Skip to content

Processors

Data processors for deep learning pipelines.

This module provides processor classes designed to transform data before it is fed into deep learning models. Processors implement common data preprocessing patterns such as tokenization, numericalization, and vocabulary management for text and other sequential data.

The processors follow a consistent interface pattern:

  1. Initialize with configuration parameters
  2. Fit to training data to learn vocabulary/transformations
  3. Transform data to numerical representations
  4. Reverse transform (decode) numerical data back to original form

All processors support:

  • Vocabulary management with automatic building from training data
  • Frequency filtering to remove low-frequency tokens below threshold
  • Size limits to respect maximum vocabulary size constraints
  • Reserved tokens for special tokens (padding, unknown, etc.)
  • Immediate usability when processors have predefined vocabularies
  • Modern typing with Python 3.10+ union syntax

Classes:

  • Processor

    Base class for all processors. Defines the processor interface.

  • NumericalizeProcessor

    Converts tokens to numerical indices using a learned vocabulary. Supports frequency filtering, vocabulary size limits, and reserved tokens. Can be initialized with a predefined vocabulary for immediate use.

Examples:

Basic token numericalization workflow:

>>> from cmn_ai.utils.processors import NumericalizeProcessor
>>> processor = NumericalizeProcessor(min_freq=2, max_vocab=1000)
>>> training_data = [["hello", "world"], ["hello", "there"], ["world", "peace"]]
>>> processor.fit(training_data)
>>> indices = processor.process(["hello", "world"])
>>> print(indices)
[1, 2]
>>> tokens = processor.deprocess(indices)
>>> print(tokens)
['hello', 'world']

Using a predefined vocabulary:

>>> vocab = ["<unk>", "<pad>", "hello", "world", "goodbye"]
>>> processor = NumericalizeProcessor(vocab=vocab)
>>> indices = processor.process(["hello", "world"])
>>> print(indices)
[2, 3]

Including reserved tokens in vocabulary:

>>> processor = NumericalizeProcessor(
...     max_vocab=100,
...     min_freq=1,
...     reserved_tokens=["<pad>", "<eos>", "<sos>"]
... )
>>> processor.fit(training_data)
Notes

Processors include comprehensive error handling:

  • ValueError is raised when attempting to use unfitted processors
  • Unknown tokens are gracefully handled (returns unk_token index)
  • Out-of-bounds indices are gracefully handled (returns unk_token)
  • Vocabulary size constraints are strictly enforced

Implementation details:

  • Vocabulary building respects both frequency thresholds and size limits
  • Reserved tokens are prioritized over data tokens when space is limited
  • The unk_token is always included and has the highest priority
  • All processors use modern Python type hints with union syntax (|)
See Also

cmn_ai.utils.utils : Utility functions used by processors cmn_ai.text.data : Text data handling utilities

NumericalizeProcessor

Bases: Processor

A processor that converts tokens to numerical indices and vice versa.

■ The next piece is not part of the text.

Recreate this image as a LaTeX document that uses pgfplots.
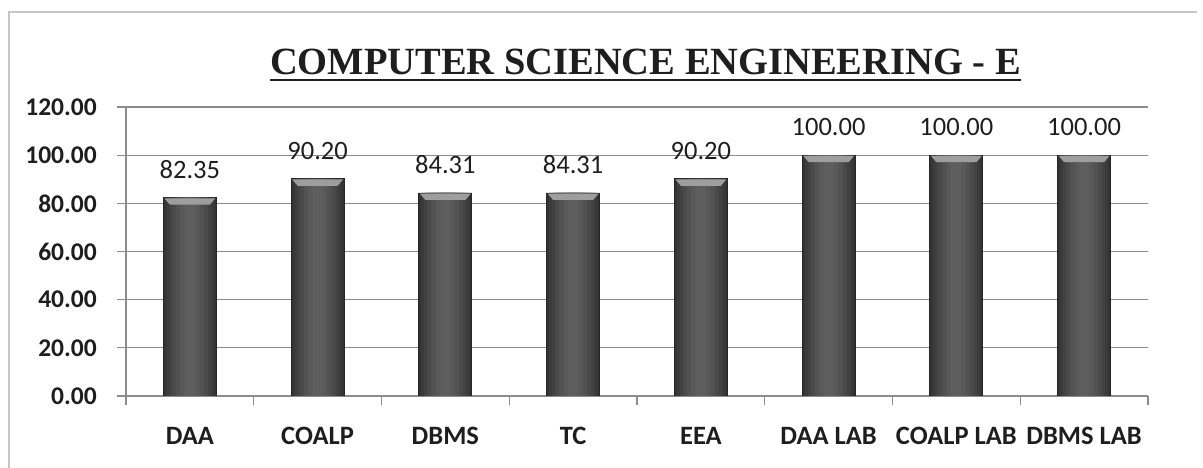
\documentclass[border=0pt]{standalone}
\usepackage{fontspec}
\setmainfont{Carlito}
\newfontfamily\titlefont{Liberation Serif}
\usepackage{pgfplots}
\pgfplotsset{compat=1.18}
\definecolor{gridgray}{HTML}{8C8C8C}
\definecolor{txt}{HTML}{1E1E1E}
\pgfplotstableread{
x y
0 82.35
1 90.20
2 84.31
3 84.31
4 90.20
5 100.00
6 100.00
7 100.00
}\scores
\pgfdeclareplotmark{bevel}{%
  \pgfpathmoveto{\pgfpoint{-25.5pt}{-0.6pt}}%
  \pgfpathlineto{\pgfpoint{25.5pt}{-0.6pt}}%
  \pgfpathlineto{\pgfpoint{20pt}{-7pt}}%
  \pgfpathlineto{\pgfpoint{-20pt}{-7pt}}%
  \pgfpathclose
  \pgfusepathqfill}
\begin{document}
\begin{tikzpicture}
\path[use as bounding box] (0pt,0pt) rectangle (1203pt,468pt);
\draw[gray!45, line width=1.5pt] (9pt,0pt) -- (9pt,456pt) -- (1197pt,456pt);
\node[font=\titlefont\bfseries\fontsize{38.5}{40}\selectfont, anchor=base, inner sep=0pt, text=txt] (t) at (645.5pt,393pt) {COMPUTER SCIENCE ENGINEERING - E};
\draw[line width=2.5pt, txt] ([yshift=-5pt]t.base west) -- ([yshift=-5pt]t.base east);
\begin{axis}[
  at={(126pt,72pt)}, anchor=south west,
  scale only axis, width=1022pt, height=289pt,
  xmin=-0.5, xmax=7.5, ymin=0, ymax=120,
  /pgf/number format/assume math mode=true,
  axis x line*=bottom, axis y line*=left,
  axis line style={gridgray, line width=1.2pt, -},
  ytick={0,20,...,120},
  ymajorgrids, grid style={gridgray, line width=1.2pt},
  tick align=outside, major tick length=9pt,
  tick style={gridgray, line width=1.2pt},
  yticklabel={\pgfmathprintnumber[fixed,fixed zerofill,precision=2]{\tick}},
  yticklabel style={font=\bfseries\fontsize{25.5}{30}\selectfont, text=txt, inner sep=0pt, xshift=-20pt},
  scaled y ticks=false,
  xtick={-0.5,0.5,...,7.5}, xticklabels={},
  extra x ticks={0,1,...,7},
  extra x tick labels={DAA,COALP,DBMS,TC,EEA,DAA LAB,COALP LAB,DBMS LAB},
  extra x tick style={major tick length=0pt, grid=none},
  xticklabel style={font=\bfseries\fontsize{26.5}{30}\selectfont, text=txt, inner sep=0pt, yshift=-31pt},
]
\addplot[ybar, bar width=0.415, draw=black!85, line width=0.8pt, fill=black!80] table[x=x,y=y] {\scores};
\addplot[ybar, bar width=0.375, draw=none, fill=black!77] table[x=x,y=y] {\scores};
\addplot[ybar, bar width=0.33, draw=none, fill=black!74] table[x=x,y=y] {\scores};
\addplot[ybar, bar width=0.28, draw=none, fill=black!71] table[x=x,y=y] {\scores};
\addplot[ybar, bar width=0.22, draw=none, fill=black!68] table[x=x,y=y] {\scores};
\addplot[ybar, bar width=0.15, draw=none, fill=black!65] table[x=x,y=y] {\scores};
\addplot[ybar, bar width=0.08, draw=none, fill=black!63,
  nodes near coords={\pgfmathprintnumber[fixed,fixed zerofill,precision=2]{\pgfplotspointmeta}},
  every node near coord/.append style={font=\fontsize{26.5}{30}\selectfont, text=txt, anchor=south, inner sep=0pt, yshift=19pt}] table[x=x,y=y] {\scores};
\addplot[only marks, mark=bevel, mark options={fill=black!38, draw=none}] table[x=x,y=y] {\scores};
\end{axis}
\end{tikzpicture}
\end{document}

This processor builds a vocabulary from input tokens and provides methods to convert between tokens and their corresponding numerical indices.

Parameters:

  • vocab (List[str] | None, default: None ) –

    Pre-defined vocabulary. If None, vocabulary will be built from input data.

  • max_vocab (int, default: 60000 ) –

    Maximum vocabulary size.

  • min_freq (int, default: 2 ) –

    Minimum frequency threshold for tokens to be included in vocabulary.

  • reserved_tokens (str | List[str] | None, default: None ) –

    Reserved tokens to always include in vocabulary (e.g., special tokens).

  • unk_token (str, default: "<unk>" ) –

    Token to use for unknown/out-of-vocabulary items.

Attributes:

  • vocab (List[str]) –

    The vocabulary list mapping indices to tokens.

  • token_to_idx (Dict[str, int]) –

    Mapping from tokens to their indices.

  • idx_to_token (Dict[int, str]) –

    Mapping from indices to their tokens.

  • is_fitted (bool) –

    Whether the processor has been fitted with data.

Examples:

>>> processor = NumericalizeProcessor(min_freq=1)
>>> tokens = [["hello", "world"], ["hello", "there"]]
>>> indices = processor(tokens)
>>> processor.deprocess(indices[0])
['hello', 'world']

idx_to_token property

Get the index-to-token mapping.

is_fitted property

Check if the processor has been fitted.

token_to_idx property

Get the token-to-index mapping.

unk property

Alias for unk_idx for backward compatibility.

unk_idx property

Get the index of the unknown token.

__call__(items)

Process a list of items, building vocabulary if needed.

Parameters:

  • items (List[str | List[str]]) –

    List of tokens or token sequences to process.

Returns:

  • List[int | List[int]]

    List of corresponding indices or index sequences.

__getitem__(tokens)

Get indices for tokens using bracket notation.

Parameters:

  • tokens (str | List[str]) –

    Token or list of tokens.

Returns:

  • int | List[int]

    Corresponding index or list of indices.

__len__()

Return the size of the vocabulary.

deprocess(indices)

Convert indices back to tokens.

Parameters:

  • indices (int | List[int]) –

    Index or list of indices to convert.

Returns:

  • str | List[str]

    Corresponding token or list of tokens.

fit(items)

Fit the processor to the data without processing.

Parameters:

  • items (List[str | List[str]]) –

    Items to build vocabulary from.

Returns:

get_index(token)

Get index for a given token.

Parameters:

  • token (str) –

    Token to look up.

Returns:

  • int

    Corresponding index.

get_token(idx)

Get token for a given index.

Parameters:

  • idx (int) –

    Index to look up.

Returns:

  • str

    Corresponding token.

process(items)

Convert tokens to indices.

Parameters:

  • items (str | List[str]) –

    Token or list of tokens to convert.

Returns:

  • int | List[int]

    Corresponding index or list of indices.

Processor

Base class for all processors.